Anderhalf jaar geleden dook het woord thuisterrorist voor het eerst op in de media. In een artikel in Vrij Nederland schreef politicoloog Ko Colijn over de sympathisant van Islamitische Staat die niet als jihadist afreist naar het kalifaat, maar die als lone wolf het martelaarschap nastreeft door in zijn eigen omgeving, ‘thuis’ dus, een terroristische daad te plegen.
Het werd niets met het woord, dat wil zeggen dat het niet werd opgepikt. Tot vandaag. Want in de Telegraaf wordt Larossi Aballa, de moslimextremist die gisteren in Frankrijk een politieman en zijn partner, eveneens werkzaam bij de politie, afslachtte, een thuisterrorist genoemd. Het zal wel te maken hebben met zijn verklaring dat hij in opdracht van Islamitische Staat van plan was ‘ongelovigen te doden bij hen thuis, in aanwezigheid van hun familie’.

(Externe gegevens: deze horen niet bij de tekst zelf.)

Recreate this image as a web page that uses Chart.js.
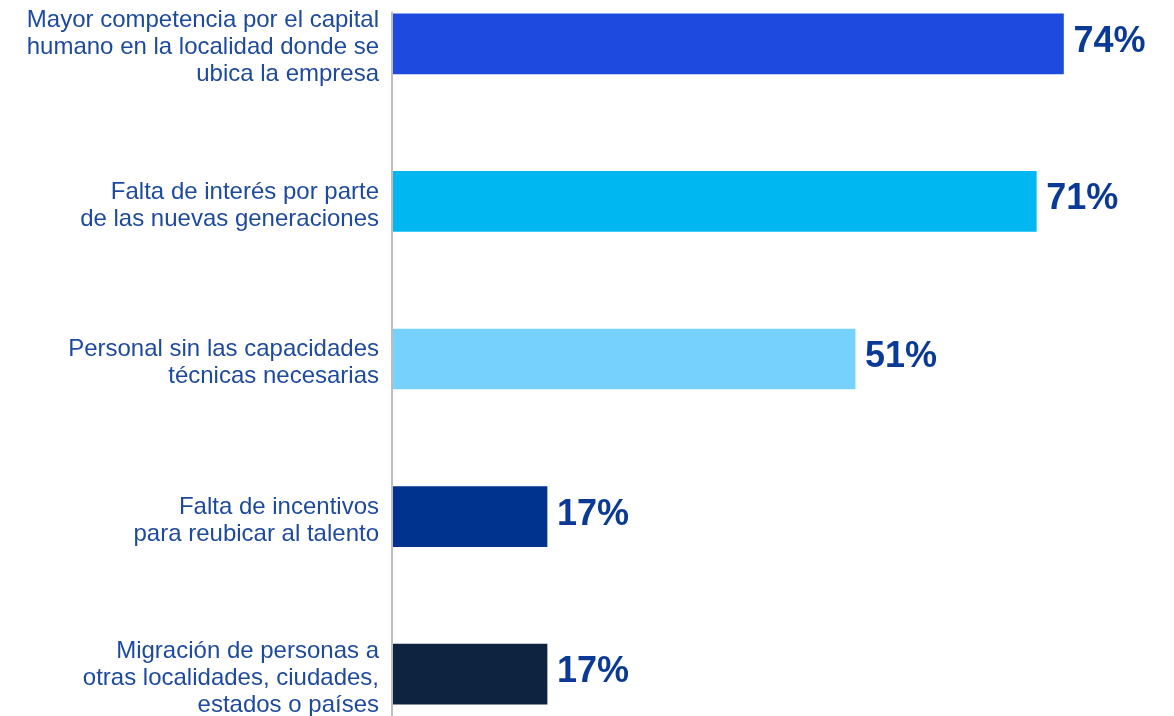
<!DOCTYPE html>
<html>
<head>
<meta charset="utf-8">
<script src="https://cdn.jsdelivr.net/npm/chart.js@4.4.1/dist/chart.umd.min.js"></script>
<style>
  html, body { margin: 0; padding: 0; background: #ffffff; overflow: hidden; width: 1174px; height: 716px; }
  #wrap { position: absolute; left: 0; top: -35px; width: 1174px; height: 788px; }
</style>
</head>
<body>
<div id="wrap"><canvas id="c" width="1174" height="788"></canvas></div>
<script>
const categories = [
  ["Mayor competencia por el capital", "humano en la localidad donde se", "ubica la empresa"],
  ["Falta de interés por parte", "de las nuevas generaciones"],
  ["Personal sin las capacidades", "técnicas necesarias"],
  ["Falta de incentivos", "para reubicar al talento"],
  ["Migración de personas a", "otras localidades, ciudades,", "estados o países"]
];
const values = [74, 71, 51, 17, 17];
const valueLabels = ["74%", "71%", "51%", "17%", "17%"];
const barColors = ["#1f4ae0", "#00b7f1", "#76d1fd", "#00338d", "#0e2340"];

const valueLabelPlugin = {
  id: 'valueLabels',
  afterDatasetsDraw(chart) {
    const ctx = chart.ctx;
    const meta = chart.getDatasetMeta(0);
    ctx.save();
    ctx.font = 'bold 36px "Liberation Sans", Arial, sans-serif';
    ctx.fillStyle = '#0b3a96';
    ctx.textAlign = 'left';
    ctx.textBaseline = 'middle';
    meta.data.forEach((bar, i) => {
      ctx.fillText(valueLabels[i], bar.x + 10, bar.y - 2);
    });
    ctx.restore();
  }
};

const axisLinePlugin = {
  id: 'axisLine',
  beforeDatasetsDraw(chart) {
    const ctx = chart.ctx;
    const meta = chart.getDatasetMeta(0);
    const first = meta.data[0];
    const top = first.y - first.height / 2 - 2;
    const x = chart.chartArea.left - 1;
    ctx.save();
    ctx.strokeStyle = '#bdbdbd';
    ctx.lineWidth = 2;
    ctx.beginPath();
    ctx.moveTo(x, top);
    ctx.lineTo(x, chart.chartArea.bottom);
    ctx.stroke();
    ctx.restore();
  }
};

new Chart(document.getElementById('c'), {
  type: 'bar',
  data: {
    labels: categories,
    datasets: [{
      data: values,
      backgroundColor: barColors,
      borderWidth: 0,
      barThickness: 60
    }]
  },
  options: {
    indexAxis: 'y',
    responsive: false,
    maintainAspectRatio: false,
    animation: false,
    layout: { padding: 0 },
    plugins: {
      legend: { display: false },
      tooltip: { enabled: false },
      title: { display: false }
    },
    scales: {
      x: {
        display: false,
        min: 0,
        max: 86.2,
        grid: { display: false }
      },
      y: {
        afterFit(scale) {
          scale.width = 393;
          scale.paddingTop = 0;
          scale.paddingBottom = 0;
        },
        grid: { display: false, drawTicks: false },
        border: { display: false },
        ticks: {
          padding: 14,
          labelOffset: 4,
          color: '#1d4a9c',
          font: { family: '"Liberation Sans", Arial, sans-serif', size: 24, lineHeight: 1.125 },
          crossAlign: 'near'
        }
      }
    }
  },
  plugins: [valueLabelPlugin, axisLinePlugin]
});
</script>
</body>
</html>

Islamitische Staat heeft deze vorm van terrorisme al vaker gepropageerd en met de moord op de beide politiemensen heeft het woord thuisterrorist, dat vorig jaar zijn debuut maakte, dus nu een referent in de werkelijkheid gekregen.
Thuisterrorist is niet zomaar een gelegenheidswoord. Al in 2009 hebben de geheime diensten gewaarschuwd voor wat toen in de media thuisterrorisme werd genoemd: terrorisme waarvoor niet wordt afgereisd naar het Midden-Oosten, maar dat plaatsvindt in het thuisland, door ‘de (klein)kinderen van immigranten, die in Europa zijn geboren en opgegroeid, maar desalniettemin sympathie koesteren voor de overtuigingen van terroristen uit het land van hun voorvaderen’. Hoewel het aantal vindplaatsen van thuisterrorisme en thuisterrorist gering is, zijn deze woorden blijkbaar wel begrippen. En te vrezen valt zelfs dat deze woorden de komende tijd wel vaker in de media zullen opduiken.